Pub Date: June 6th, 2003
ISBN: 0-375-41431-2
Publisher: Knopf

Childhood and its discontents, in a harrowing debut collection of ten subtly interrelated stories.

New York City playwright Furst begins with a nicely understated contrast between two six-year-old playmates: budding paleontologist Billy and imaginative, fantasy-driven Jason (“The Age of Exploration”)—each of whom secretly fears and envies the other’s distinctive qualities. Interludes between succeeding pieces offer terse vignettes of various children’s experiences of parental neglect or abuse: they’re in effect commentaries on the longer stories, whose relationship to them isn’t clarified until the penultimate tale “Failure to Thrive,” in which a maternity ward nurse reveals the extent and chilling nature of the compassion she feels for infants who are doomed to lives of unfulfillment and sorrow. Elsewhere, Furst creates scathing character portrayals of a teenaged girl on the threshold of adult sexuality (“She Rented Manhattan”); an absentee dad whose infrequent romps with his several children reveal both his charm and his heartlessness (“Red Lobster”); a hilariously foulmouthed Boy Scout hell-bent on becoming as “cool” as his unpredictable older buddy (“Merit Badge”); and an amorous boy helplessly attracted to a girl who’s burdened and empowered by her intense femininity (“Mercy Fuck”).
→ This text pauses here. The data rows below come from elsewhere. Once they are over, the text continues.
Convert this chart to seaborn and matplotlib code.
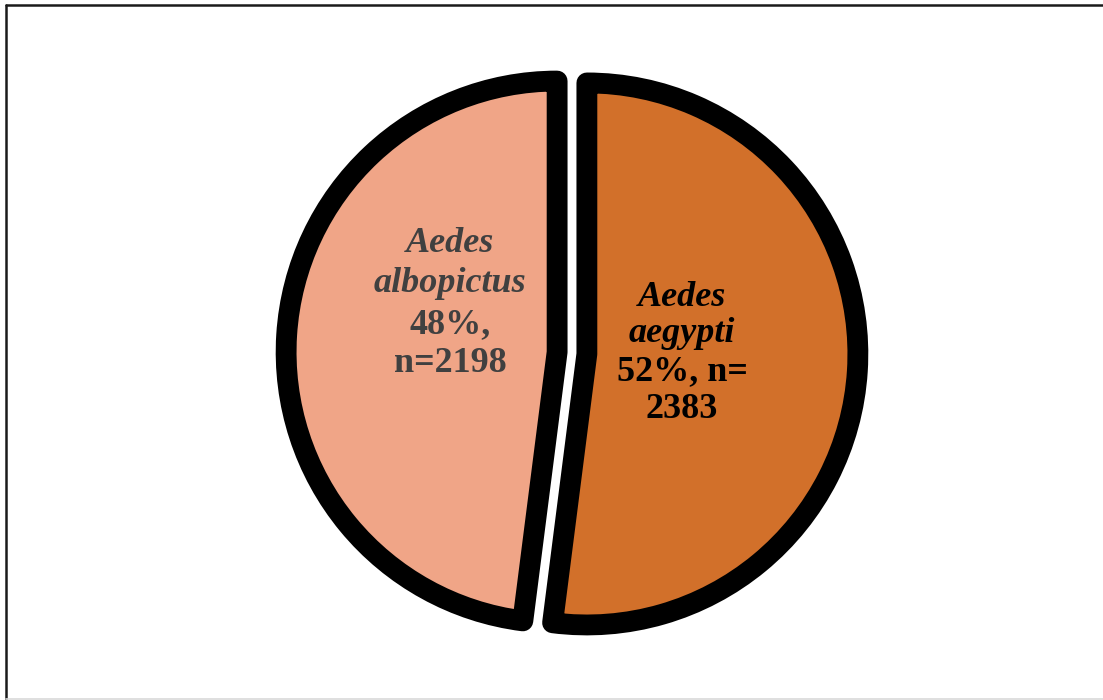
import matplotlib
matplotlib.use("Agg")
import matplotlib.pyplot as plt
from matplotlib.lines import Line2D
import seaborn as sns
import numpy as np

species = ["Aedes aegypti", "Aedes albopictus"]
genus = ["Aedes", "Aedes"]
epithet = ["aegypti", "albopictus"]
counts = [2383, 2198]
percent_labels = ["52%", "48%"]
colors = ["#D2702A", "#F0A587"]
text_colors = ["#000000", "#404040"]

sns.set_theme(style="white")
plt.rcParams["font.family"] = ["Liberation Serif", "DejaVu Serif"]

W, H, DPI = 1103, 700, 100
fig = plt.figure(figsize=(W / DPI, H / DPI), dpi=DPI)
ax = fig.add_axes([0, 0, 1, 1])

wedges, _ = ax.pie(
    counts,
    colors=colors,
    startangle=90,
    counterclock=False,
    explode=[0.055, 0.055],
    radius=1.0,
    wedgeprops=dict(edgecolor="black", linewidth=15, joinstyle="round"),
)

# pixel scaling: 1 data unit = R px, pie centre at (cx, cy) px from top-left
R, cx, cy = 271.0, 572.0, 353.0
ax.set_xlim((0 - cx) / R, (W - cx) / R)
ax.set_ylim((cy - H) / R, cy / R)
ax.set_aspect("equal")
ax.axis("off")

fs = 26
right_lines = [(genus[0], "italic"), (epithet[0], "italic"),
               (f"{percent_labels[0]}, n=", "normal"), (f"{counts[0]}", "normal")]
left_lines = [(genus[1], "italic"), (epithet[1], "italic"),
              (f"{percent_labels[1]},", "normal"), (f"n={counts[1]}", "normal")]

def place(lines, x_px, y_pxs, color):
    for (txt, style), ypx in zip(lines, y_pxs):
        ax.text((x_px - cx) / R, (cy - ypx) / R, txt, ha="center", va="center",
                fontsize=fs, fontweight="bold", fontstyle=style, color=color)

place(left_lines, 450, [244, 284, 325, 364], text_colors[1])
place(right_lines, 682, [297, 333, 372, 410], text_colors[0])

# outer frame (left/top dark, bottom light)
fig.add_artist(Line2D([5.5 / W, 5.5 / W], [0, 1 - 4.5 / H], transform=fig.transFigure,
                      color="#1a1a1a", lw=1.8))
fig.add_artist(Line2D([5.5 / W, 1], [1 - 4.5 / H, 1 - 4.5 / H], transform=fig.transFigure,
                      color="#1a1a1a", lw=1.8))
fig.add_artist(Line2D([5.5 / W, 1], [1.5 / H, 1.5 / H], transform=fig.transFigure,
                      color="#d9d9d9", lw=1.2))

fig.savefig("out.png", dpi=DPI, facecolor="white")
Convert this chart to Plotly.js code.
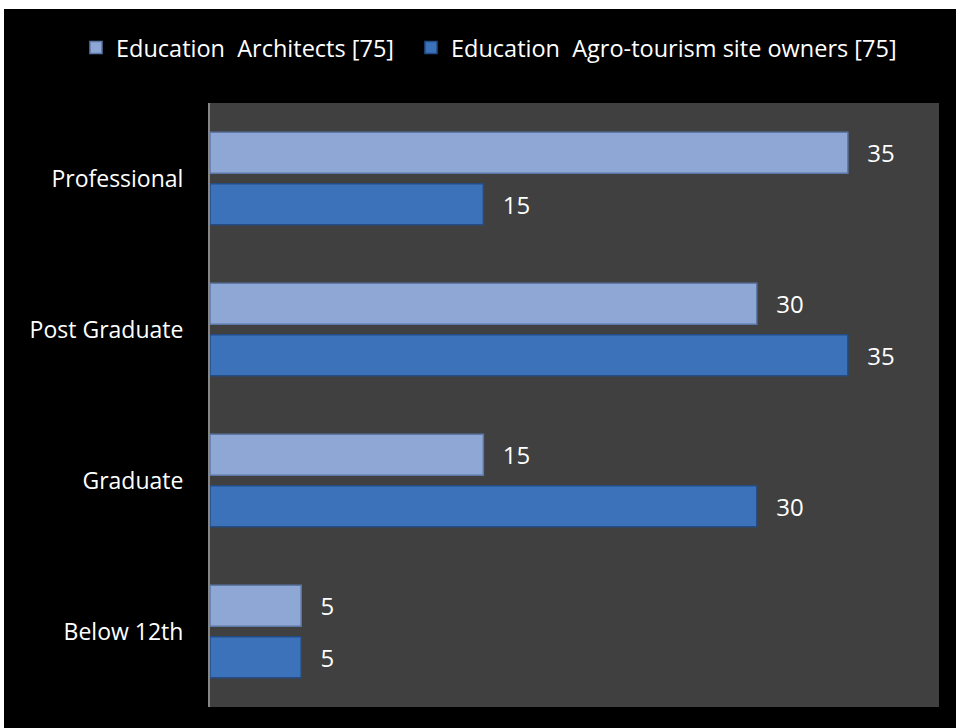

The two best stories portray a “family in crisis” brought on by its well-meaning father’s “progressive” imperatives (no TV, no toys) and inability to empathize with his harried wife’s failure to control either their kids or her own maternal and sexual demons (“The Good Parents”); and a fledgling born-again Christian (nine-year-old Shawn of “This Little Light”) for whom baptism and confirmation turn into a fervent “literal interpreter, for whom actions, thoughts, and beliefs have palpable, cut-and-dried consequences,” and who can forget neither his own nor his parents’ human failings.

A thoroughly original take on the experience of being a kid, and wishing the whole baffling business of growing and changing would just go away.